The testimony showed that David Price died on April 27, 1916, and that on May 13, 1916, proponent, C. W. F. Price, filed his petition in the probate court of Conecuh county for letters of administration on his brother’s estate, in which it was alleged that the deceased left no will and testament, so far as believed by the petitioner.
Contestant offered proof to statements made by the deceased after December, 1915, and a short time — a week or ten days— before his death, to the effect that he had made nQ will and never expected to make one.
Proponent testified that at the time he filed petition for letters of administration the will had not been found, and that he knew nothing of its existence; that his wife had found the will; that his deceased brother visited him often, and was at his house for dinner on Christmas day, 1915.
Page & McMillan for appellant. Hamilton & Stallworthfor appellee.
[MAJORITY — GARDNER, J.]
GARDNER, J.
The foregoing statement of the case suffices for a general outline of the proof offered before the probate judge, who tried the case'upon oral testimony and without the intervention of a jury. The appeal presents only a question of fact as to whether the finding of the court below on the issue óf fact thus presented should be here disturbed.
A discussion of the testimony would serve no good purpose. Suffice it to say that it has been carefully considered.

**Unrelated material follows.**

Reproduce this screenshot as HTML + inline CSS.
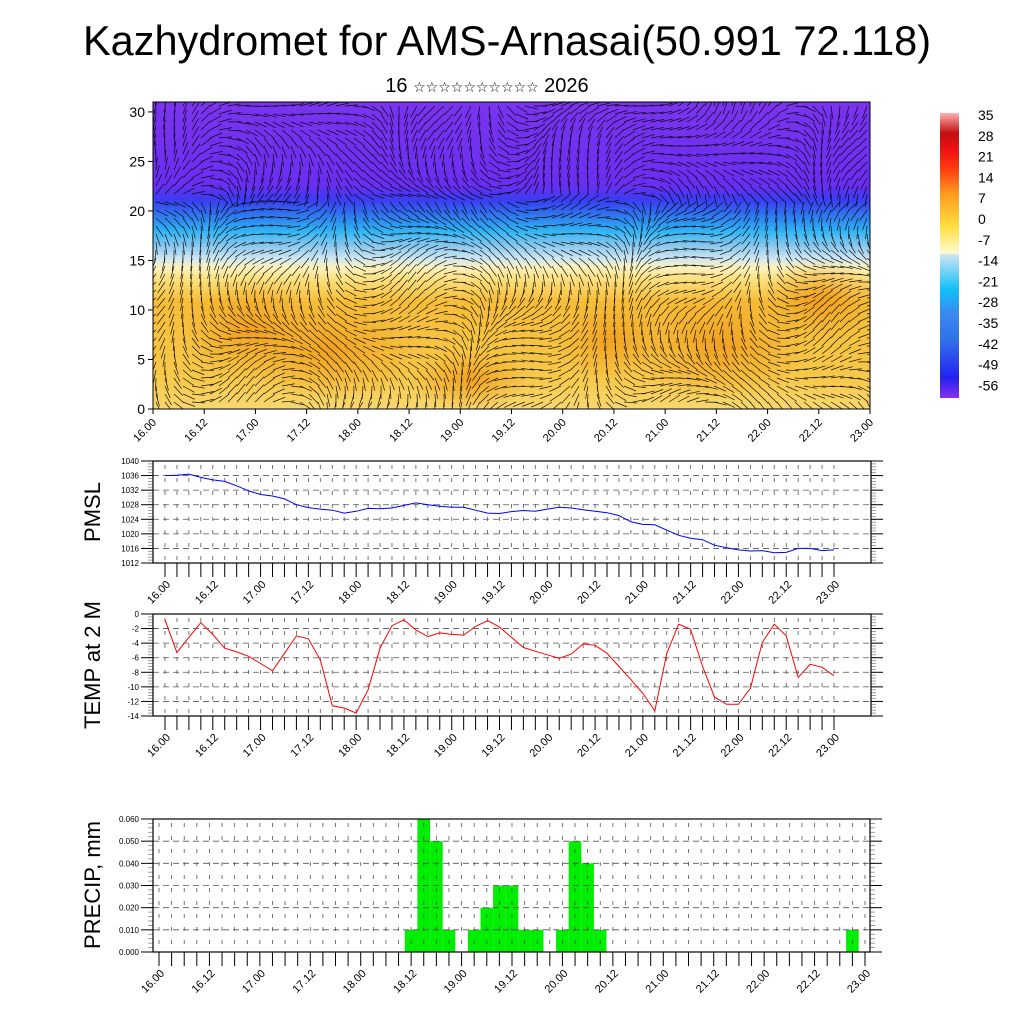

The trial court had the witnesses before him, and the advantage of observing their demeanor on the stand, and under the long-established rule of this court in such circumstances, the presumption is in favor of the correctness of his ruling. We have held that this rule has not been changed by Acts 1915, p. 722.—Hackett v. Cash, 196 Ala. 403, 72 South. 52; Finney v. Studebaker, 196 Ala. 422, 72 South. 54; Hatfield v. Riley, infra, 74 South. 380.
Upon careful consideration of the evidence, we are not persuaded that the finding ’of the court below should be disturbed, and the decree is accordingly affirmed.
Affirmed.
Anderson, C. J., and McClellan and Sayre, JJ., concur.